The call to invoke the kernel is “add<<<1, 1>>>(N, x, y);”

Thanks in advance
Daniel G

include
#include<math.h>
#include<cuda.h>
#include<cuda_runtime.h>
#include<device_launch_parameters.h>

global
void add(int n, float *x, float *y)
{
for (int i = 0; i < n; i++)
y[i] = x[i] + y[i];
}

int main(void) {
int N = 1 << 20;

float* x, * y;

// Allocate unified memory - accessible from the CPU or GPU
cudaMallocManaged(&x, N * sizeof(float));
cudaMallocManaged(&y, N * sizeof(float));

//initialize x and y arrays on the host
for (int i = 0; i < N; i++) {
	x[i] = 1.0f;
	y[i] = 2.0f;
}

// Run kernel on 1M elements on the GPU
add<<<1, 1>>>(N, x, y);

// Wait for the GPU to finish before accessing the data
cudaDeviceSynchronize();

// Check for errors (all values should be 3.0f)
float maxError = 0.0f;
for (int i = 0; i < N; i++)
	maxError = fmax(maxError, fabs(y[i] - 3.0f));
std::cout << "Max error: " << maxError << std::endl;
std::cout << y[0] << std::endl;  //just checking what y[0] is

// Free memory
cudaFree(x);
cudaFree(y);

return 0;

}

Error if I step into the program. It stops at the kernel invocation.

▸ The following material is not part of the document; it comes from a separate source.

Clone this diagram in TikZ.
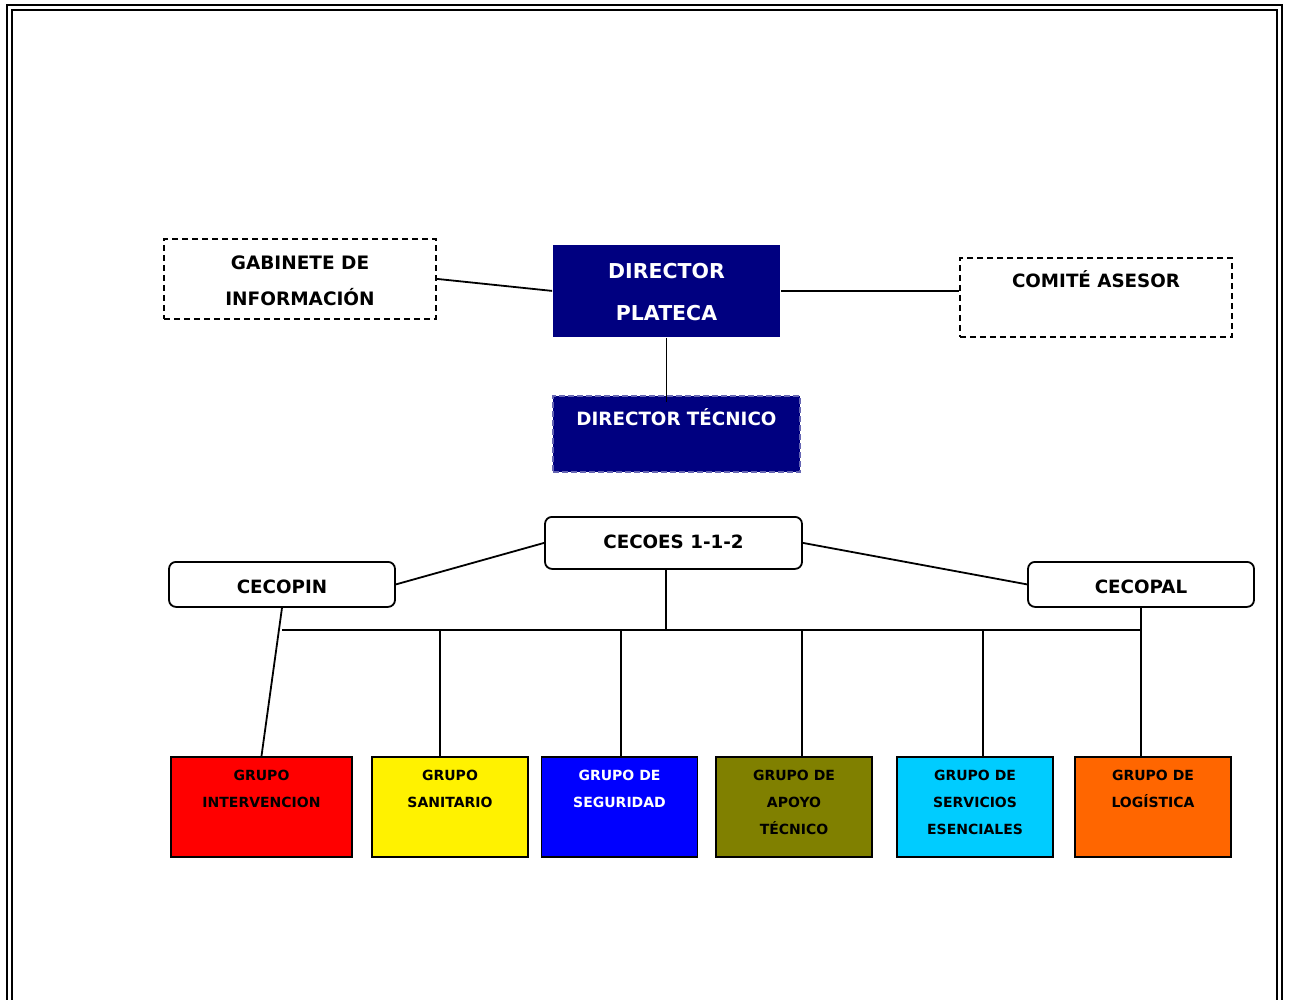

tmpxft_00003d08_00000000-7_kernel.cudafe1.stub.c not found

Hi, @daniel.guerand

As you said,

  • If I run the program normally, it will compile and complete without the kernel ever having been invoked, so the two arrays don’t get added up.
    Then there must be something wrong with the code writing causing the kernel actually not executed.

Please refer cuda-samples/Samples/0_Introduction/vectorAdd/vectorAdd.cu at master · NVIDIA/cuda-samples · GitHub to do the simple add.

Any other programming problem, please seek help in “CUDA Programming and Performance” forum directly.

Hi Veraj-

Thanks for the response. I tried running that CUDA code sample you linked. I get the error “addKernel launch failed: the provided PTX was compiled with and unsupported toolchain.” It seems to fail when the CUDA kernels are invoked, same as my previous program.

I checked that error and found that other people have had the same issue. The recommendation is to get the latest GPU driver version. I have the latest driver installed along with CUDA toolkit 12.4. Any help you can give me on this error?

Thanks
Daniel

How do you compile the sample and which driver/GPU are you using ?

Hi Veraj-

I was going through the installation instructions for the CUDA toolkit and it mentioned that the graphics card driver should be installed through the toolkit. So, I reinstalled the toolkit and let it install the graphics card driver. Everything now works. I appreciate you helping me out.

Daniel

Good to know about this. Enjoy CUDA !

This topic was automatically closed after 46 hours. New replies are no longer allowed.